Тут подоспели два десятка автобусов с туристами. Мы с немецким фотографом Клаусом показали им кондоренка, и благодарная публика угостила нас завтраком. Мы воспользовались одним из их автобусов, чтобы спуститься в соседний городок, а там пересели на пассажирский.
У индейцев Перу и Боливии удивительно красивая музыка, сплав инкской и испанской традиции. Их незатейливые мелодии написаны с таким вкусом и так гармонируют с природой, что слушать их можно бесконечно, какими бы простыми не были слова песен. К сожалению, услышать их тут можно довольно редко. Лучшие ансамбли гастролируют по всему миру, от Нью-Йорка до Москвы, пользуясь особой популярностью у хиппи из-за внешнего сходства, а народ слушает нечто современное. Как и наши эстрадные шлягеры, здешние «хиты» представляют собой тошнотворную смесь слезоточивых псевдонародных мотивов с пятью аккордами электрогитары. Но народу нравится. Мы ехали в автобусе третий час, поднимаясь все выше по склонам, покрытым террасами времен инков, а шофер раз за разом ставил одну и ту же кассету в стиле «Ласкового мая», и все радостно подпевали.
Моего спутника наконец прорвало:
— Я не могу больше это слышать! Мне надоела эта музыка! Мне надоел этот голос!
Мне надоели эти слова! «Почему ты меня не любишь, почему гуляешь с другим!» Как можно петь такую бредятину!
— Но три четверти всех песен в любой стране написаны в точности про то же самое, — сказал я.
— Пускай так! Но они хотя бы разные! Ни в одной стране мира не станут слушать ничего подобного!
Я хотел было с ним согласиться, но вспомнил свое путешествие на Урал в год наивысшей популярности Марины Журавлевой (в Москве этой чумы каким-то чудом избежали), и у меня окончательно пропало желание обсуждать музыкальные темы.
В этот момент мы преодолели перевал и покатили по широкому плато. Вдруг над заснеженным конусом вулкана Sobancalla, маячившим километрах в пяти, взметнулось огромное облако ангельской белизны. Спустя секунду стекла звякнули от воздушной волны. Это был один из самых редких типов извержений
— фреативный взрыв, выброс чистого водяного пара. Я решил про себя, что сойду с автобуса и попытыюсь взобраться к кратеру, если взрыв повторится, но вулкан замолчал.
На закате мы добрались до Арекипы. Клаус отправился на вокзал, чтобы ехать в Куско на поезде. Автобусом вдвое быстрее и вдвое дешевле, но путеводитель «Lonely Planet» утверждает, что в поезде более колоритная публика. По моим данным, разница только в количестве воров.
У меня как раз кончились 200$, которые я разменял при въезде в Перу, а открытия банков пришлось бы ждать до утра.

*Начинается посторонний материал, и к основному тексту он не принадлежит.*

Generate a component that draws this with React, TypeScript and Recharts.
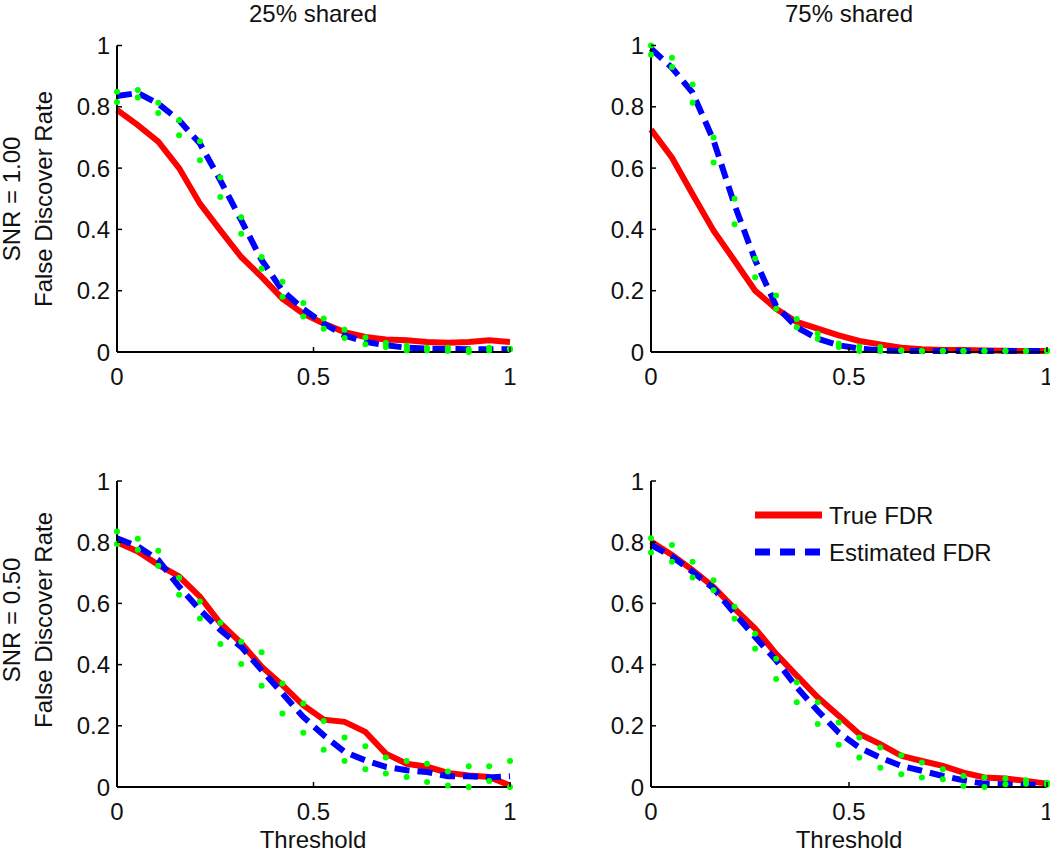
import { Legend, Line, LineChart, XAxis, YAxis } from "recharts";

const thresholds = [
  0, 0.053, 0.105, 0.158, 0.211, 0.263, 0.316, 0.368, 0.421, 0.474, 0.526, 0.579, 0.632, 0.684,
  0.737, 0.789, 0.842, 0.895, 0.947, 1,
];

const xTicks = [0, 0.5, 1];
const yTicks = [0, 0.2, 0.4, 0.6, 0.8, 1];

const columnTitles = ["25% shared", "75% shared"];
const rowLabels = ["SNR = 1.00", "SNR = 0.50"];
const yLabel = "False Discover Rate";
const xLabel = "Threshold";
const seriesNames = ["True FDR", "Estimated FDR"];

// SNR = 1.00, 25% shared
const p1True = [0.79, 0.74, 0.686, 0.6, 0.484, 0.397, 0.31, 0.245, 0.174, 0.125, 0.093, 0.065, 0.049, 0.041, 0.038, 0.033, 0.03, 0.033, 0.038, 0.033];
const p1Est = [0.835, 0.845, 0.81, 0.756, 0.68, 0.56, 0.43, 0.3, 0.2, 0.14, 0.093, 0.054, 0.033, 0.022, 0.014, 0.011, 0.01, 0.009, 0.009, 0.009];
const p1Hi = [0.849, 0.855, 0.813, 0.756, 0.688, 0.569, 0.44, 0.31, 0.229, 0.16, 0.109, 0.073, 0.047, 0.029, 0.02, 0.014, 0.014, 0.008, 0.014, 0.011];
const p1Lo = [0.816, 0.83, 0.78, 0.707, 0.626, 0.506, 0.386, 0.272, 0.18, 0.116, 0.076, 0.046, 0.025, 0.016, 0.005, 0.005, 0.003, 0, 0.005, 0.008];

// SNR = 1.00, 75% shared
const p2True = [0.726, 0.634, 0.515, 0.396, 0.298, 0.2, 0.141, 0.098, 0.076, 0.054, 0.036, 0.025, 0.014, 0.009, 0.0065, 0.0065, 0.005, 0.004, 0.003, 0.003];
const p2Est = [0.99, 0.927, 0.846, 0.69, 0.48, 0.3, 0.15, 0.081, 0.043, 0.022, 0.011, 0.005, 0.003, 0.003, 0.003, 0.003, 0.003, 0.003, 0.003, 0.003];
const p2Hi = [1.0, 0.96, 0.873, 0.7, 0.5, 0.304, 0.184, 0.108, 0.06, 0.027, 0.018, 0.016, 0.005, 0.003, 0.003, 0.003, 0.003, 0.003, 0.003, 0.003];
const p2Lo = [0.97, 0.93, 0.813, 0.618, 0.417, 0.244, 0.141, 0.081, 0.043, 0.016, 0.003, 0.003, 0.005, 0.003, 0.003, 0.003, 0.003, 0.003, 0.003, 0.003];

// SNR = 0.50, 25% shared
const p3True = [0.8, 0.77, 0.726, 0.688, 0.622, 0.535, 0.47, 0.393, 0.333, 0.267, 0.22, 0.213, 0.18, 0.109, 0.076, 0.066, 0.046, 0.038, 0.033, 0.005];
const p3Est = [0.813, 0.786, 0.742, 0.655, 0.579, 0.513, 0.458, 0.382, 0.306, 0.229, 0.169, 0.115, 0.087, 0.066, 0.055, 0.049, 0.035, 0.035, 0.031, 0.035];
const p3Hi = [0.835, 0.811, 0.772, 0.684, 0.606, 0.537, 0.475, 0.44, 0.338, 0.273, 0.216, 0.162, 0.133, 0.096, 0.085, 0.076, 0.051, 0.068, 0.068, 0.085];
const p3Lo = [0.794, 0.775, 0.723, 0.628, 0.551, 0.467, 0.402, 0.331, 0.24, 0.177, 0.122, 0.085, 0.058, 0.044, 0.033, 0.016, 0.005, 0, 0.02, 0];

// SNR = 0.50, 75% shared
const p4True = [0.802, 0.758, 0.709, 0.654, 0.583, 0.518, 0.435, 0.364, 0.293, 0.233, 0.173, 0.14, 0.102, 0.085, 0.069, 0.047, 0.031, 0.028, 0.02, 0.011];
const p4Est = [0.791, 0.753, 0.703, 0.649, 0.567, 0.49, 0.414, 0.326, 0.249, 0.178, 0.129, 0.096, 0.069, 0.053, 0.036, 0.022, 0.011, 0.009, 0.007, 0.007];
const p4Hi = [0.813, 0.791, 0.736, 0.676, 0.589, 0.501, 0.419, 0.342, 0.277, 0.211, 0.162, 0.129, 0.104, 0.08, 0.058, 0.036, 0.031, 0.028, 0.022, 0.014];
const p4Lo = [0.766, 0.736, 0.685, 0.643, 0.55, 0.452, 0.353, 0.277, 0.206, 0.138, 0.096, 0.063, 0.042, 0.031, 0.025, 0.003, 0, 0.009, 0.011, 0.007];

const FONT = "'Liberation Sans', Arial, Helvetica, sans-serif";
const RED = "#ff0000";
const BLUE = "#0000ff";
const GREEN = "#00ff00";

function buildRows(tru: number[], est: number[], hi: number[], lo: number[]) {
  return thresholds.map((t, i) => ({ t, tru: tru[i], est: est[i], hi: hi[i], lo: lo[i] }));
}

function XTick(props: any) {
  const { x, y, payload } = props;
  return (
    <g>
      <line x1={x} y1={y} x2={x} y2={y - 5} stroke="#000" strokeWidth={1.5} />
      <text x={x} y={y + 33} textAnchor="middle" fontSize={24} fontFamily={FONT} fill="#111">
        {String(payload.value)}
      </text>
    </g>
  );
}

function YTick(props: any) {
  const { x, y, payload } = props;
  return (
    <g>
      <line x1={x} y1={y} x2={x + 5} y2={y} stroke="#000" strokeWidth={1.5} />
      <text x={x - 7} y={y} dy="0.36em" textAnchor="end" fontSize={24} fontFamily={FONT} fill="#111">
        {String(payload.value)}
      </text>
    </g>
  );
}

function FdrLegend() {
  return (
    <svg width={280} height={80} style={{ display: "block" }}>
      <line x1={5} y1={20} x2={72} y2={20} stroke={RED} strokeWidth={7} />
      <text x={79} y={20} dy="0.36em" fontSize={24} fontFamily={FONT} fill="#111">
        {seriesNames[0]}
      </text>
      <line x1={5} y1={57} x2={72} y2={57} stroke={BLUE} strokeWidth={7} strokeDasharray="15 10" />
      <text x={79} y={57} dy="0.36em" fontSize={24} fontFamily={FONT} fill="#111">
        {seriesNames[1]}
      </text>
    </svg>
  );
}

type PanelProps = {
  rows: ReturnType<typeof buildRows>;
  left: number;
  top: number;
  width: number;
  yAxisWidth: number;
  marginTop: number;
  marginRight: number;
  marginBottom: number;
  legend?: boolean;
};

function Panel({ rows, left, top, width, yAxisWidth, marginTop, marginRight, marginBottom, legend }: PanelProps) {
  return (
    <div style={{ position: "absolute", left, top }}>
      <LineChart
        width={width}
        height={420}
        data={rows}
        margin={{ top: marginTop, right: marginRight, bottom: marginBottom, left: 0 }}
      >
        <XAxis
          dataKey="t"
          type="number"
          domain={[0, 1]}
          ticks={xTicks}
          interval={0}
          height={40}
          tickSize={0}
          tickMargin={0}
          tick={<XTick />}
          axisLine={{ stroke: "#000", strokeWidth: 2 }}
        />
        <YAxis
          type="number"
          domain={[0, 1]}
          ticks={yTicks}
          interval={0}
          width={yAxisWidth}
          tickSize={0}
          tickMargin={0}
          tick={<YTick />}
          axisLine={{ stroke: "#000", strokeWidth: 2 }}
        />
        {legend && (
          <Legend
            verticalAlign="middle"
            align="center"
            layout="horizontal"
            content={() => <FdrLegend />}
            wrapperStyle={{ left: 210, top: 65, width: 280, height: 80 }}
          />
        )}
        <Line type="linear" dataKey="tru" stroke={RED} strokeWidth={6} dot={false} isAnimationActive={false} />
        <Line
          type="linear"
          dataKey="est"
          stroke={BLUE}
          strokeWidth={6}
          strokeDasharray="15 8"
          dot={false}
          isAnimationActive={false}
        />
        <Line
          type="linear"
          dataKey="hi"
          stroke="none"
          dot={{ r: 3, fill: GREEN, stroke: "none" }}
          isAnimationActive={false}
        />
        <Line
          type="linear"
          dataKey="lo"
          stroke="none"
          dot={{ r: 3, fill: GREEN, stroke: "none" }}
          isAnimationActive={false}
        />
      </LineChart>
    </div>
  );
}

export default function App() {
  const textStyle = { fontSize: 24, fontFamily: FONT, fill: "#111" };
  return (
    <div style={{ position: "absolute", left: 0, top: 0, width: 1050, height: 853, background: "#fff", overflow: "hidden" }}>
      <Panel rows={buildRows(p1True, p1Est, p1Hi, p1Lo)} left={0} top={0} width={540} yAxisWidth={117} marginTop={45.5} marginRight={30} marginBottom={28} />
      <Panel rows={buildRows(p2True, p2Est, p2Hi, p2Lo)} left={540} top={0} width={510} yAxisWidth={111} marginTop={45.5} marginRight={3} marginBottom={28} />
      <Panel rows={buildRows(p3True, p3Est, p3Hi, p3Lo)} left={0} top={430} width={540} yAxisWidth={117} marginTop={51} marginRight={30} marginBottom={23} />
      <Panel rows={buildRows(p4True, p4Est, p4Hi, p4Lo)} left={540} top={430} width={510} yAxisWidth={111} marginTop={51} marginRight={3} marginBottom={23} legend />
      <svg width={1050} height={853} style={{ position: "absolute", left: 0, top: 0, pointerEvents: "none" }}>
        <text x={313} y={22} textAnchor="middle" {...textStyle}>{columnTitles[0]}</text>
        <text x={849} y={22} textAnchor="middle" {...textStyle}>{columnTitles[1]}</text>
        <text x={313} y={848} textAnchor="middle" {...textStyle}>{xLabel}</text>
        <text x={849} y={848} textAnchor="middle" {...textStyle}>{xLabel}</text>
        <text transform="translate(20,199) rotate(-90)" textAnchor="middle" {...textStyle}>{rowLabels[0]}</text>
        <text transform="translate(52,199) rotate(-90)" textAnchor="middle" {...textStyle}>{yLabel}</text>
        <text transform="translate(20,620) rotate(-90)" textAnchor="middle" {...textStyle}>{rowLabels[1]}</text>
        <text transform="translate(52,620) rotate(-90)" textAnchor="middle" {...textStyle}>{yLabel}</text>
      </svg>
    </div>
  );
}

Цены в разных автобусных компаниях очень сильно отличаются, а последний автобус из тех, на которые мне хватало, ушел полчаса назад. Но владелец компании сказал «не проблема», посадил меня в машину и повез вдогонку. На другом конце города мы догнали автобус, я втиснулся внутрь, одел на себя все, что было, и после ночи пути оказался в Куско.
Куско, столица империи инков Тауантин-суйю, самый красивый город обеих Америк.
Он расположен на высоте 3800 метров, поэтому небо и освещение здесь такие красочные и разнообразные, какими бывают только в горах. В центральной части нет ни одного здания моложе 1800 года, причем на многих улицах до высоты метра-двух идет кладка еще имперских времен, а выше — испанская. Постройки инков легко узнать — они сложены из гладких квадратных камней с закругленными углами, притертых так, что между ними нельзя просунуть ножик. Староиспанская архитектура в Куско еще прекрасней, чем в Кито, а народ еще более симпатичный. Особенно хорош город днем, когда из школ идут дети, одетые в разноцветные форменные свитера, и в сумерках, когда горы освещены заходящим солнцем, а соборы — прожекторами.